The SSA does not suspend Social Security numbers. Not for any reason. There is no cost to reinstate it. Despite the caller’s claims, it’s a scam.
If you receive a call from an alleged SSA representative, use a free reverse phone book app for iPhone to verify the number. Some scammers spoof the SSA’s customer service number — 1-800-772-1213 — to take the scam a step further.
SSA Warns Citizens
“Unfortunately, scammers will try anything to mislead and harm innocent people, including scaring them into thinking that something is wrong with their Social Security account and they might be arrested,” said Acting Inspector General of Social Security, Gale Stallworth Stone. “I encourage everyone to remain watchful of these schemes and to alert family members and friends of their prevalence. We will continue to track these scams and warn citizens so that they can stay several steps ahead of these thieves.”

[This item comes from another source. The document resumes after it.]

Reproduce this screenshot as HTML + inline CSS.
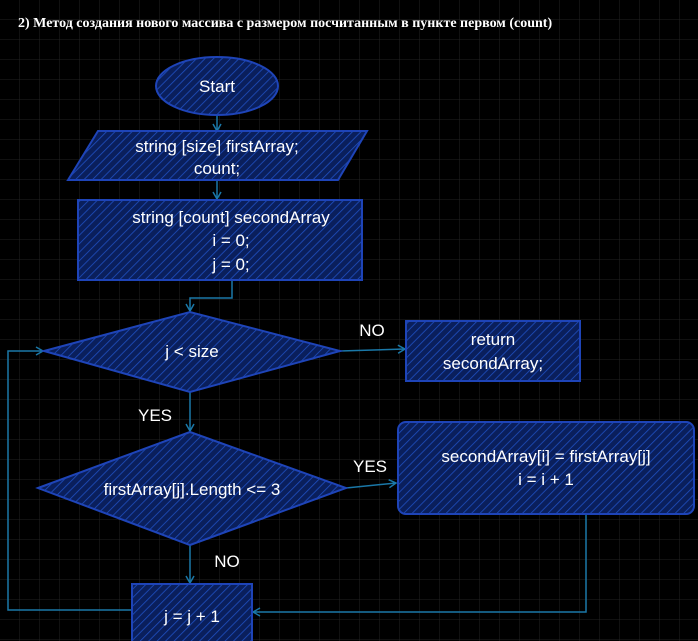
<!DOCTYPE html>
<html><head><meta charset="utf-8"><style>
html,body{margin:0;padding:0;background:#000;width:698px;height:641px;overflow:hidden}
svg{display:block}
text{font-family:"Liberation Sans",sans-serif;fill:#fff;font-size:17px}
</style></head><body>
<svg width="698" height="641" viewBox="0 0 698 641">
<defs>
<pattern id="g" width="20" height="20" patternUnits="userSpaceOnUse"><path d="M20 0V20M0 20H20" stroke="#222" stroke-width="1" fill="none"/></pattern>
<pattern id="h" width="6" height="6" patternUnits="userSpaceOnUse" patternTransform="rotate(45)"><rect width="6" height="6" fill="#0a1f5c"/><line x1="0" y1="0" x2="0" y2="6" stroke="#1f4fc0" stroke-width="1.6"/></pattern>
<marker id="a" markerWidth="10" markerHeight="10" refX="8" refY="5" orient="auto" markerUnits="userSpaceOnUse"><path d="M1 1L8 5L1 9" fill="none" stroke="#1a78a8" stroke-width="1.5"/></marker>
</defs>
<rect width="698" height="641" fill="#000"/>
<rect width="698" height="641" fill="url(#g)"/>
<text x="18" y="27" style="font-family:'Liberation Serif',serif;font-size:14px;font-weight:bold">2) Метод создания нового массива с размером посчитанным в пункте первом (count)</text>
<g stroke="#1a78a8" stroke-width="1.5" fill="none">
<path d="M217 116V131" marker-end="url(#a)"/>
<path d="M217 180V199" marker-end="url(#a)"/>
<path d="M232 280V298H190V311" marker-end="url(#a)"/>
<path d="M340 351L405 349" marker-end="url(#a)"/>
<path d="M190 392V431" marker-end="url(#a)"/>
<path d="M346 488L396 483" marker-end="url(#a)"/>
<path d="M190 545V583" marker-end="url(#a)"/>
<path d="M586 514V612H253" marker-end="url(#a)"/>
<path d="M132 610H8V351H43" marker-end="url(#a)"/>
</g>
<g fill="url(#h)" stroke="#1e44b8" stroke-width="2">
<ellipse cx="217" cy="86" rx="61" ry="29"/>
<polygon points="68,180 98,131 367,131 338,180"/>
<rect x="78" y="200" width="284" height="80"/>
<polygon points="44,351 190,312 340,351 190,392"/>
<rect x="406" y="321" width="174" height="60"/>
<polygon points="38,488 190,432 346,488 190,545"/>
<rect x="398" y="422" width="296" height="92" rx="8"/>
<rect x="132" y="584" width="120" height="60"/>
</g>
<g text-anchor="middle">
<text x="217" y="92">Start</text>
<text x="217" y="152">string [size] firstArray;</text>
<text x="217" y="174">count;</text>
<text x="231" y="223">string [count] secondArray</text>
<text x="231" y="246">i = 0;</text>
<text x="231" y="270">j = 0;</text>
<text x="192" y="357">j &lt; size</text>
<text x="372" y="336">NO</text>
<text x="493" y="345">return</text>
<text x="493" y="369">secondArray;</text>
<text x="155" y="421">YES</text>
<text x="192" y="495">firstArray[j].Length &lt;= 3</text>
<text x="370" y="472">YES</text>
<text x="546" y="462">secondArray[i] = firstArray[j]</text>
<text x="546" y="485">i = i + 1</text>
<text x="227" y="567">NO</text>
<text x="192" y="622">j = j + 1</text>
</g>
</svg>
</body></html>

- The SSA rarely, if ever, calls people on the phone. They communicate by mail.
- Be aware that the SSA will not make threats.
- Do not give them your bank account number.
- Don’t give out your Social Security number.
- Ignore demands from automated calls.
- Never give or confirm information.
- Don’t assume the call, text, or email is legitimate. Again, contact people by mail.
- Check all phone numbers using an iPhone reverse cell search app.
- Do not engage the person on the phone.
- Block phone numbers you suspect to be fake.
- Contact government agencies directly in person, through verified phone numbers, or through their website.
- Contact government agencies directly, using telephone numbers and website addresses you know to be legitimate.
If someone has tried to steal your personal information by pretending to be from the government, report it to the FTC. Also, report suspicious calls to the SSA’s Office of the Inspector General at 1-800-269-0271 or online.